Unlike Death Cab, I ~do~ feel different.
Here's the thing. I have issues. Whether you know me IRL, or online, if you knew me ten years ago or if we just spoke ten minutes ago, you know. I am strange. Possibly disturbed, even. And within the last few weeks a lot of things have come to a head and I have found myself wondering exactly where, in the hell, am I headed if I continue just meandering through life this way?
Nowhere good, I tell ya.
So I spoke to some of my friends and I had a couple of talks with my husband and we both agreed that we really need to change our lifestyle, work on being better parents and better partners and better people, and while we've had this discussion before, this time--this time, it feels different. Like it's gonna stick.
So I am sitting here drinking my detox tea, (tastes like ass!) and drumming up the energy to go mop the kitchen floor, because it needs to be done, and I won't be able to do it tomorrow with Leila here.
(This tea, ya'all. It is so bad. Seriously. Ew.)
And I am thinking about the post I almost made last night that was all pitiful and woe-is-me, I've gotten fat and lazy, etc, etc, bodyissuesblahblahblah, and I'm glad I didn't post it, because I decided that I am totally done being some kind of victim of myself. I mean seriously! I am married to a good man! I have a great job! I live in a great city! I have a beautiful daughter! SUCK IT UP, SELF.

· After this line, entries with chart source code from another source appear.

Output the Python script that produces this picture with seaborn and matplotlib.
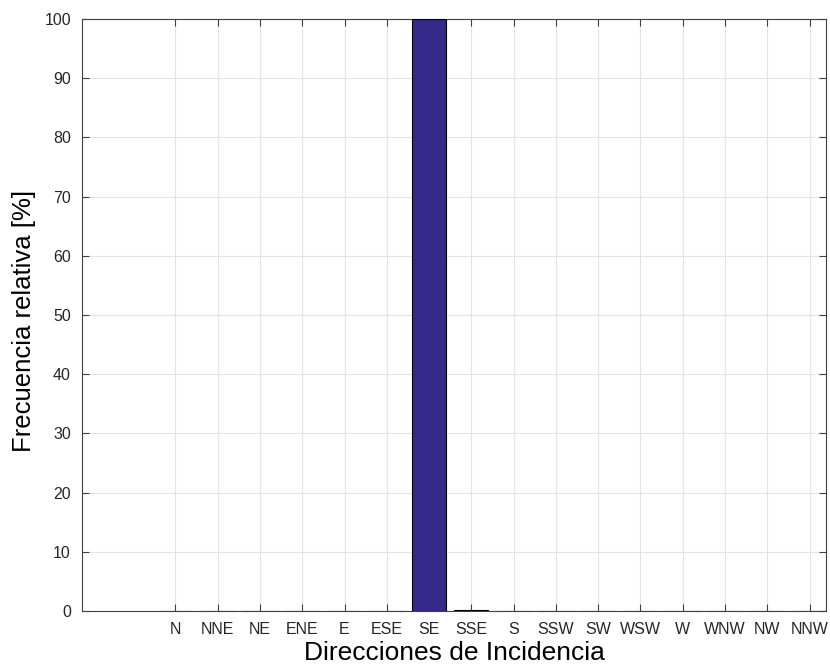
import numpy as np
import pandas as pd
import matplotlib
matplotlib.use("Agg")
import matplotlib.pyplot as plt
import seaborn as sns

directions = ["N", "NNE", "NE", "ENE", "E", "ESE", "SE", "SSE",
              "S", "SSW", "SW", "WSW", "W", "WNW", "NW", "NNW"]
positions = list(range(1, 17))
frequency = [0, 0, 0, 0, 0, 0, 100.0, 0.2, 0, 0, 0, 0, 0, 0, 0, 0]
yticks = [0, 10, 20, 30, 40, 50, 60, 70, 80, 90, 100]

sns.set_theme(style="white")
plt.rcParams['font.family'] = ['Liberation Sans', 'DejaVu Sans']

df = pd.DataFrame({"pos": positions, "freq": frequency})

fig = plt.figure(figsize=(8.3, 6.68), dpi=100)
ax = fig.add_axes([82/830, 57/668, 744/830, 592/668])

sns.barplot(data=df, x="pos", y="freq", native_scale=True, width=0.8,
            color="#35298a", saturation=1, edgecolor="black", linewidth=0.8,
            ax=ax, zorder=3)

ax.set_xlim(-1.21, 16.39)
ax.set_ylim(0, 100)
ax.set_xticks(positions)
ax.set_xticklabels(directions)
ax.set_yticks(yticks)

ax.grid(True, color="#e3e3e3", linewidth=0.8, zorder=0)
ax.set_axisbelow(True)

for s in ax.spines.values():
    s.set_color("#404040")
    s.set_linewidth(0.8)
    s.set_visible(True)

ax.tick_params(direction="in", length=5, width=0.8, color="#404040",
               labelcolor="#262626", labelsize=11.5, top=True, right=True,
               bottom=True, left=True, pad=8)

ax.set_xlabel("Direcciones de Incidencia", fontsize=19, color="black", labelpad=3)
ax.set_ylabel("Frecuencia relativa [%]", fontsize=18.5, color="black")
ax.yaxis.set_label_coords(-0.062, 0.49)

fig.savefig("out.png", dpi=100)
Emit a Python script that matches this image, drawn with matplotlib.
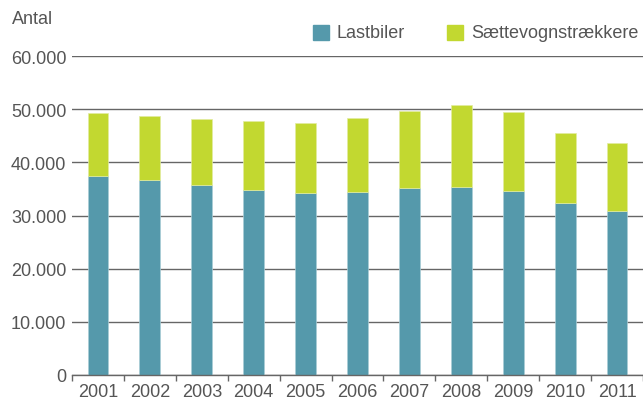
import matplotlib
matplotlib.use("Agg")
import matplotlib.pyplot as plt
from matplotlib.patches import Rectangle
from matplotlib.ticker import FuncFormatter

years = ["2001", "2002", "2003", "2004", "2005", "2006", "2007", "2008", "2009", "2010", "2011"]
lastbiler = [37500, 36700, 35700, 34800, 34200, 34500, 35200, 35400, 34700, 32300, 30800]
totals = [49200, 48800, 48100, 47700, 47400, 48300, 49600, 50700, 49500, 45500, 43700]
saettevogn = [t - l for t, l in zip(totals, lastbiler)]
series_names = ["Lastbiler", "Sættevognstrækkere"]
y_ticks = [0, 10000, 20000, 30000, 40000, 50000, 60000]

BLUE = "#5599ab"
GREEN = "#c2d830"
TXT = "#555555"
GRID = "#666666"
FS = 13.0

plt.rcParams["font.family"] = ["Liberation Sans", "DejaVu Sans"]

W, H = 643, 402
fig = plt.figure(figsize=(W / 100, H / 100), dpi=100)
ax = fig.add_axes([72 / W, 1 - 376 / H, (643 - 72) / W, (376 - 57) / H])

x = list(range(len(years)))
ax.bar(x, lastbiler, width=0.4, color=BLUE, edgecolor="#a9cdd6", linewidth=0.5, zorder=3)
ax.bar(x, saettevogn, bottom=lastbiler, width=0.4, color=GREEN, edgecolor="#e2eca0", linewidth=0.5, zorder=3)

ax.set_xlim(-0.5, len(years) - 0.5)
ax.set_ylim(0, 60000)
ax.set_yticks(y_ticks)
ax.yaxis.set_major_formatter(FuncFormatter(lambda v, p: f"{int(v):,}".replace(",", ".")))
ax.yaxis.grid(True, color=GRID, linewidth=1.0, zorder=1)
ax.tick_params(axis="y", length=0, pad=4, labelsize=FS, labelcolor=TXT)

ax.set_xticks(x)
ax.set_xticklabels(years)
ax.set_xticks([i - 0.5 for i in range(len(years) + 1)], minor=True)
ax.tick_params(axis="x", which="major", length=0, pad=6, labelsize=FS, labelcolor=TXT)
ax.tick_params(axis="x", which="minor", length=4, width=1.0, color=GRID, direction="out")

for s in ["top", "right", "left"]:
    ax.spines[s].set_visible(False)
ax.spines["bottom"].set_color(GRID)
ax.spines["bottom"].set_linewidth(1.0)
ax.spines["bottom"].set_zorder(4)

fig.text(12 / W, 1 - 20 / H, "Antal", fontsize=FS, color=TXT, va="center", ha="left")

# legend
for sx, tx, col, name in [(313, 336, BLUE, series_names[0]), (447, 471, GREEN, series_names[1])]:
    fig.patches.append(Rectangle((sx / W, 1 - 41 / H), 15.5 / W, 15.5 / H,
                                 transform=fig.transFigure, color=col, figure=fig))
    fig.text(tx / W, 1 - 33.5 / H, name, fontsize=FS, color=TXT, va="center", ha="left")

fig.savefig("out.png", dpi=100)
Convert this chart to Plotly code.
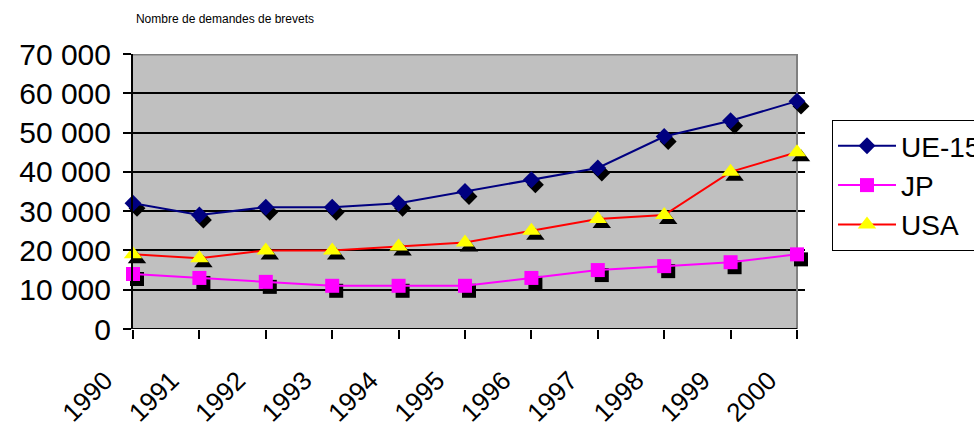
import plotly.graph_objects as go

years = [1990, 1991, 1992, 1993, 1994, 1995, 1996, 1997, 1998, 1999, 2000]
ue15 = [32000, 29000, 31000, 31000, 32000, 35000, 38000, 41000, 49000, 53000, 58000]
jp = [14000, 13000, 12000, 11000, 11000, 11000, 13000, 15000, 16000, 17000, 19000]
usa = [19000, 18000, 20000, 20000, 21000, 22000, 25000, 28000, 29000, 40000, 45000]
tick_years = [str(y) for y in years]

FONT = "Liberation Sans, Arial, sans-serif"
W, H = 974, 428
SX, SY = 4, 5      # shadow offset (px)
E = 8              # extra px of x-range beyond 2000 so shadows stay visible
L, T, B = 133, 54, 99
base_w = 664       # px from 1990 to 2000
R = W - L - base_w - E
ph = H - T - B
pw = base_w + E
u = (years[-1] - years[0]) / base_w   # data units per px (x)
v = 70000 / ph                        # data units per px (y)
xr = [years[0], years[-1] + E * u]
yr = [0, 70000]

series = [
    ("UE-15", ue15, "#000080", "diamond", 13, "#000080"),
    ("JP", jp, "#FF00FF", "square", 14, "#FF00FF"),
    ("USA", usa, "#FF0000", "triangle-up", 16, "#FFFF00"),
]

fig = go.Figure()
# shadows (overlay 1)
for name, vals, lc, sym, sz, mc in series:
    fig.add_trace(go.Scatter(x=years, y=vals, mode="markers", xaxis="x2", yaxis="y2",
                             marker=dict(symbol=sym, size=sz, color="black", line=dict(width=0)),
                             showlegend=False, hoverinfo="skip", cliponaxis=False))
# main series (overlay 2, on top)
for name, vals, lc, sym, sz, mc in series:
    fig.add_trace(go.Scatter(x=years, y=vals, mode="lines+markers", name=name,
                             xaxis="x3", yaxis="y3",
                             line=dict(color=lc, width=2),
                             marker=dict(symbol=sym, size=sz, color=mc, line=dict(width=0)),
                             cliponaxis=False, legendgroup=name))

fig.update_layout(
    width=W, height=H, autosize=False,
    margin=dict(l=L, r=R, t=T, b=B, autoexpand=False),
    paper_bgcolor="white", plot_bgcolor="#C0C0C0",
    separators=", ",
    font=dict(family=FONT, color="black"),
    title=dict(text="Nombre de demandes de brevets", x=225 / W, xanchor="center",
               y=1 - 19 / H, yanchor="middle", font=dict(size=12, family=FONT, color="black")),
    xaxis=dict(range=xr, tickvals=years, ticktext=tick_years, tickangle=-45,
               tickfont=dict(size=26, family=FONT), showgrid=False, zeroline=False,
               showline=False, automargin=False,
               ticks="outside", ticklen=9, tickwidth=2, tickcolor="black",
               ticklabelshift=-28, ticklabelstandoff=16),
    yaxis=dict(range=yr, dtick=10000, tickformat=",d",
               tickfont=dict(size=30, family=FONT), automargin=False,
               showgrid=True, gridcolor="black", gridwidth=2, zeroline=False,
               showline=True, linecolor="black", linewidth=2,
               ticks="outside", ticklen=8, tickwidth=2, tickcolor="black",
               ticklabelstandoff=6),
    xaxis2=dict(range=[xr[0] - SX * u, xr[1] - SX * u], overlaying="x", visible=False),
    yaxis2=dict(range=[yr[0] + SY * v, yr[1] + SY * v], overlaying="y", visible=False),
    xaxis3=dict(range=xr, overlaying="x", visible=False),
    yaxis3=dict(range=yr, overlaying="y", visible=False),
    legend=dict(x=(832 - L) / pw, y=(H - B - 120) / ph, xanchor="left", yanchor="top",
                bgcolor="white", bordercolor="black", borderwidth=1, itemwidth=58,
                font=dict(size=28, family=FONT), traceorder="grouped", tracegroupgap=0),
    showlegend=True,
    shapes=[
        # blank out the extra strip right of 2000
        dict(type="rect", xref="x", yref="paper", x0=years[-1], x1=xr[1], y0=-0.01, y1=1.01,
             fillcolor="white", line=dict(width=0), layer="between"),
        dict(type="line", xref="x", yref="y", x0=years[-1], x1=years[-1], y0=0, y1=70000,
             line=dict(color="#808080", width=2), layer="between"),
        dict(type="line", xref="x", yref="y", x0=years[0], x1=years[-1], y0=70000, y1=70000,
             line=dict(color="#808080", width=3), layer="between"),
        dict(type="line", xref="x", yref="y", x0=years[0], x1=years[-1], y0=0, y1=0,
             line=dict(color="black", width=2), layer="between"),
    ],
)

fig.write_html("out.html")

We resolved to do a lot of things and I just want to list them here so that I have something to refer to, and then I'm going to finish the laundry, mop the floor, get ready for work, and sign up at the gym. Also, the surgery? It's off. I'm 23, I'm not cutting off my options that way. I got a new doctor, and I'm pretty confident she's going to help me with something besides Percocet and no sympathy.
So, I resolve to:
1) Be a better partner to my husband. This includes doing the things HE wants to do, and not doing the things he doesn't want to do. This includes keeping the house clean and eating dinner together. This includes not complaining nonstop about his family.
2) Be a better mother to my daughter. This includes giving her my undivided attention. This includes more stories, better meals, and more patience. This includes a night-night routine that doesn't vary, so she can be well-rested, even though it might suck for me.
3) Be a better me. This includes healthy eating. This includes going to the doctor and the dentist sometime other than when it's an emergency. This includes drinking lots of water and working out. This includes getting my driver's license even though it scares me.
This includes loving myself, and my family, in an entirely new but incredibly wonderful way.